No podían imaginarse lo jodido que iba a ser el macrismo. Algunas tenían programas de empleo que se les habían caído y hacía poco que habían vuelto a trabajar el Volca todo el día. Otras estaban intentando sacar materias de la escuela. Otras recién convertidas en madres, todavía eran unas gurisas. Otras y otros todavía estaban lejos.

En tres años, crecieron las dificultades para poner un plato de comida en la mesa, entonces tuvieron que hacer funcionar merendero y comedor. Crecieron las condiciones de precariedad y se inundaron las casas, entonces hubo que organizarse. Crecieron los obstáculos para pensar en pisar la escuela. Creció el precio del colectivo y todavía sigue sin llegar al barrio. Crecieron los incendios de las casillas y la urgencia de la urbanización.

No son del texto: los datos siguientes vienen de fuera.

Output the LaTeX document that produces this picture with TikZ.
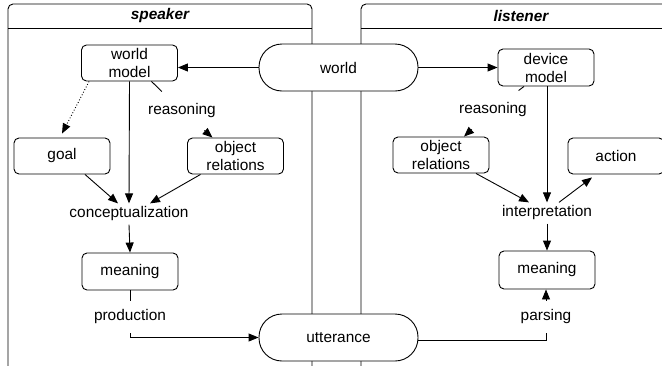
\documentclass[tikz,border=0pt]{standalone}
\usepackage{fontspec}
\setmainfont{Liberation Sans}
\usetikzlibrary{arrows.meta}

\begin{document}
\begin{tikzpicture}[x=1pt, y=-1pt, line width=0.9pt,
  every node/.style={font=\fontsize{15.4}{18}\selectfont},
  box/.style={draw, fill=white, rounded corners=5pt, align=center,
    minimum width=96pt, minimum height=36pt, inner sep=0pt},
  pill/.style={draw, fill=white, rounded corners=23pt,
    minimum width=159pt, minimum height=47pt},
  proc/.style={inner sep=3pt},
  edgelbl/.style={inner sep=2pt, minimum height=32pt},
  reaslbl/.style={inner sep=2pt, minimum height=38pt},
  title/.style={font=\fontsize{15.4}{18}\selectfont\bfseries\itshape},
  arr/.style={-{Triangle[length=10pt,width=8pt]}}]
  \useasboundingbox (0,0) rectangle (662,365);
  \clip (0,0) rectangle (662,365);

  \draw[rounded corners=5pt] (8,4) rectangle (312,380);
  \draw (8,28) -- (312,28);
  \node[title] (spk) at (160,16) {speaker};
  \draw[rounded corners=5pt] (361,4) rectangle (681,380);
  \draw (361,28) -- (681,28);
  \node[title] (lst) at (521,16) {listener};

  \node[pill] (world) at (338.5,67.5) {world};
  \node[pill] (utt) at (338.5,337.5) {utterance};

  \node[box] (wm) at (129.5,63) {world\\model};
  \node[box] (goal) at (62,156) {goal};
  \node[box] (ors) at (235.5,156) {object\\relations};
  \node[proc] (conc) at (129,214) {conceptualization};
  \node[box, minimum height=37pt] (means) at (130,271.5) {meaning};
  \node[edgelbl] (prod) at (130,317) {production};
  \node[reaslbl] (reass) at (182,111) {reasoning};

  \node[box, minimum height=37pt] (dm) at (546,67.5) {device\\model};
  \node[box] (orl) at (441,155) {object\\relations};
  \node[box] (act) at (616,156) {action};
  \node[proc] (interp) at (547,213) {interpretation};
  \node[box, minimum height=38pt] (meanl) at (547,270) {meaning};
  \node[edgelbl] (pars) at (546,317) {parsing};
  \node[reaslbl] (reasl) at (493,110) {reasoning};

  \draw[arr] (world.west) -- (world.west -| wm.east);
  \draw[arr] (world.east) -- (world.east -| dm.west);

  \draw[arr, dotted] ([xshift=8pt]wm.south west) -- ([yshift=4pt]goal.north);
  \draw ([xshift=22pt]wm.south) -- (reass);
  \draw[arr] (reass) -- ([xshift=-23pt]ors.north);
  \draw[arr] (wm.south) -- (conc.north);
  \draw[arr] ([xshift=23pt]goal.south) -- ([xshift=-11pt]conc.north);
  \draw[arr] ([xshift=-35pt]ors.south) -- ([xshift=21pt]conc.north);
  \draw[arr] (conc.south) -- (means.north);
  \draw (means.south) -- (prod.north);
  \draw[arr] (prod.south) |- (utt.west);

  \draw ([xshift=-22pt]dm.south) -- (reasl);
  \draw[arr] (reasl) -- ([xshift=23pt]orl.north);
  \draw[arr] (dm.south -| interp.north) -- (interp.north);
  \draw[arr] ([xshift=35pt]orl.south) -- ([xshift=-18pt]interp.north);
  \draw[arr] ([xshift=12pt]interp.north) -- ([xshift=-24pt,yshift=-3pt]act.south);
  \draw[arr] (interp.south) -- (interp.south |- meanl.north);
  \draw ([yshift=-3pt]utt.east) -| (pars.south);
  \draw[arr] (pars.north) -- (pars.north |- meanl.south);
\end{tikzpicture}
\end{document}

En tres años creció Oscar, el Facu, la Luci y, sobre todo, creció la asamblea barrial. 

Creció y logró un lugar del tamaño que se merece.

–Lo primero que surgió fue el proyecto de la cooperativa de panificación Que Pin Que Pan, que está formado por nueve compañeras. Pero la Pity llevó a la asamblea una cuestión que le parecía urgente, que es que no había un lugar grande cerrado donde los gurises pudieran comer o merendar. Entonces pensamos que había que aprovechar para eso el financiamiento que acabábamos de conseguir. ¡Y teníamos seis meses para rendirlo! –cuenta Ailén, una de las integrantes de la asamblea.

Decidieron ponerse manos a la obra y llegar hasta donde diera la guita. Y aunque todavía falta la electricidad, los sanitarios, la cocina, la pintura, construyeron las dos cosas: el espacio donde funcionará la cooperativa y el salón del centro cultural, donde el sábado 16 de noviembre Tomi, el hijo de Gisela, va a dar el primer taller de rap.  

Afuera ya rapearon gurises, tocaron unas cumbias dos integrantes de Red Puentes, desde el público no paran de aplaudir Isabel Vergara y Alejandra López, las madres de Martín Basualdo y Gabriel Gusmán, uno desaparecido y el otro asesinado por la policía de Entre Ríos.

–Nuestros hijos usaban visera, en nuestros barrios los pibes usan visera. La gorra la usa la policía –dijo Alejandra, hace un rato, para el móvil del 9.

“Más al medio, no dejen huecos, ahí va. Ahí sale todo el mundo”. Ahora están adentro, todo el mundo adentro, rodean una torta gigante que en un rato van a cortar, aprovechan la última ola de luz que entra por la ventana, levantan el puño izquierdo, gritan en un solo grito. Un “Aaaaaaaaaa” de ataque, de alegría. La alegría real, que nunca van a entender quienes hablan de la alegría.